John just returned -- with a nasty cold -- from a long meeting set up by one of our U.S. senators to discuss declining elk numbers in North Idaho; now, he's shifted gears and is working on the Owyhee Canyonlands. Lauren came back from a tour of industrial dairies and is over at the statehouse in front of the nation's most conservative legislature defending a local public-interest provision these animal factories want stripped from our water law. Rachel is helping ensure that our members know about this public policy rip-off, and is providing a way for them to meaningfully respond. We'll also celebrate her engagement this weekend at Lauren's house.

Bugling elk -- part of the soundtrack to wild Idaho.

Photo: Steve Bly.

Jonathan, based in our North Idaho office, made the newspaper today because the U.S. Forest Service listened to us and will keep a timber sale out of a key roadless area. Mary Beth recently finished the design work for our quarterly newsletter and sent it to the printer, and has helped me with the photos for this column. JR has his finger on the pulse of timber sales throughout the state, and implements a broad program of agency oversight. Suki has run through the most recent budget numbers, met with our agent about insurance issues for staff, and was going to race in a major Nordic event we're cosponsoring this weekend, until she toasted a shoulder. As deputy director, she helps keep me sane.

Vicky and Andrea are processing the bills and checks, helping prepare for our upcoming board meeting, and are our front lines on the telephone, ensuring that calls go where they should and that members and the public get the service they have come to expect from the Idaho Conservation League.

I'm honored to work with these folks. They teach me a lot.

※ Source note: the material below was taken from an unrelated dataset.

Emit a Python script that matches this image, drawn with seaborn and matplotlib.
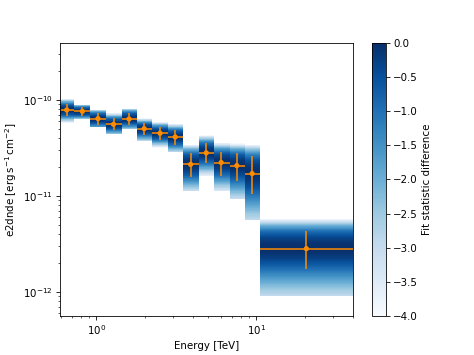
import numpy as np
import pandas as pd
import matplotlib
matplotlib.use("Agg")
import matplotlib.pyplot as plt
import seaborn as sns

# -------------------------------
# Data
# -------------------------------
energy_edges = [0.593, 0.729, 0.913, 1.149, 1.439, 1.785, 2.234, 2.786,
                3.47, 4.35, 5.42, 6.79, 8.50, 10.49, 40.1]
energy = [0.653, 0.818, 1.024, 1.28, 1.60, 1.99, 2.50, 3.11,
          3.88, 4.86, 6.02, 7.54, 9.40, 20.5]
e2dnde = [7.87e-11, 7.62e-11, 6.40e-11, 5.58e-11, 6.34e-11, 5.03e-11, 4.50e-11,
          4.12e-11, 2.13e-11, 2.81e-11, 2.23e-11, 2.07e-11, 1.71e-11, 2.82e-12]
e2dnde_up = [9.09e-11, 8.39e-11, 7.26e-11, 6.44e-11, 7.38e-11, 5.72e-11, 5.20e-11,
             4.87e-11, 2.79e-11, 3.54e-11, 2.90e-11, 2.79e-11, 2.58e-11, 4.28e-12]
e2dnde_lo = [6.82e-11, 6.82e-11, 5.54e-11, 4.87e-11, 5.50e-11, 4.29e-11, 3.84e-11,
             3.40e-11, 1.56e-11, 2.19e-11, 1.63e-11, 1.42e-11, 1.04e-11, 1.71e-12]
# flux range covered by the likelihood scan in each bin
scan_max = [1.04e-10, 8.9e-11, 7.9e-11, 7.3e-11, 8.0e-11, 6.6e-11, 6.1e-11,
            5.7e-11, 3.54e-11, 4.5e-11, 3.9e-11, 3.9e-11, 3.54e-11, 5.9e-12]
scan_min = [5.7e-11, 6.3e-11, 5.2e-11, 4.4e-11, 4.95e-11, 3.69e-11, 3.19e-11,
            2.9e-11, 1.11e-11, 1.6e-11, 1.11e-11, 9.3e-12, 5.65e-12, 9.0e-13]

points = pd.DataFrame({"energy": energy, "e2dnde": e2dnde,
                       "up": e2dnde_up, "lo": e2dnde_lo})

# -------------------------------
# Likelihood profile per bin
# -------------------------------
ylim = (5.6e-13, 3.93e-10)
flux_edges = np.geomspace(ylim[0], ylim[1], 501)
flux = np.sqrt(flux_edges[:-1] * flux_edges[1:])

profile = np.full((len(flux), len(energy)), np.nan)
for i, row in points.iterrows():
    sig_up = row["up"] - row["e2dnde"]
    sig_lo = row["e2dnde"] - row["lo"]
    d = np.where(flux > row["e2dnde"],
                 -((flux - row["e2dnde"]) / sig_up) ** 2,
                 -((row["e2dnde"] - flux) / sig_lo) ** 2)
    d[(d < -4) | (flux < scan_min[i]) | (flux > scan_max[i])] = np.nan
    profile[:, i] = d
profile = np.ma.masked_invalid(profile)

# -------------------------------
# Plot
# -------------------------------
sns.set_style("ticks")
plt.rcParams["font.family"] = ["DejaVu Sans"]
plt.rcParams["axes.edgecolor"] = "black"
plt.rcParams["text.color"] = "black"
plt.rcParams["axes.labelcolor"] = "black"
plt.rcParams["xtick.color"] = "black"
plt.rcParams["ytick.color"] = "black"

fig = plt.figure(figsize=(474 / 74, 355 / 74), dpi=74)
ax = fig.add_axes([0.1266, 0.1099, 0.6181, 0.769])
cax = fig.add_axes([0.7848, 0.1099, 0.0295, 0.769])

mesh = ax.pcolormesh(energy_edges, flux_edges, profile, cmap="Blues",
                     vmin=-4, vmax=0, shading="flat", linewidth=0, zorder=0)

xerr = [points["energy"] - np.array(energy_edges[:-1]),
        np.array(energy_edges[1:]) - points["energy"]]
yerr = [points["e2dnde"] - points["lo"], points["up"] - points["e2dnde"]]
ax.errorbar(points["energy"], points["e2dnde"], xerr=xerr, yerr=yerr,
            fmt="none", ecolor="darkorange", elinewidth=1.5, zorder=2)
sns.scatterplot(data=points, x="energy", y="e2dnde", ax=ax, color="darkorange",
                s=26, edgecolor="none", zorder=3, legend=False)

ax.set_xscale("log")
ax.set_yscale("log")
ax.set_xlim(energy_edges[0], energy_edges[-1])
ax.set_ylim(*ylim)
ax.set_xlabel("Energy [TeV]")
ax.set_ylabel(r"e2dnde [$\mathrm{erg\,s^{-1}\,cm^{-2}}$]")

cbar = fig.colorbar(mesh, cax=cax)
cbar.set_label("Fit statistic difference")

fig.savefig("out.png", dpi=74)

Canoe on beautiful Upper Priest Lake in northern Idaho.

Photo: Jay Krajic.

We are lucky. We work every day to protect one of America's most blessed places. The autumn bugling of elk, the lone moonlit howl of a wolf, or the crack of crashing bighorn rams are all sounds of wild Idaho. So is the scream of the fishing reel with a wild steelhead on the line, a gasp for breath on the top of Snowyside Peak, and the cry of "yes!" after a kayaker's first whitewater roll in the Payette. The cry of the wind, the rush of a river -- this is the soundtrack for our work.

I've loved Idaho from the moment I first saw it, but it was in Washington, D.C., that I decided to make a life of protecting it. It was 1984, and I was a bone-tired volunteer watching the late afternoon light stream across the old Sierra Club conference room on Pennsylvania Avenue. It was a Friday, just like today, and I'd walked the halls of Congress all week talking about this wonderful place called Idaho. I guess you could call it an epiphany. It was right then, literally, that I decided I'd do whatever it took to get a job doing this. And as the philosopher Robert Hunter says, "What a long, strange, trip it's been." I wouldn't trade it for anything.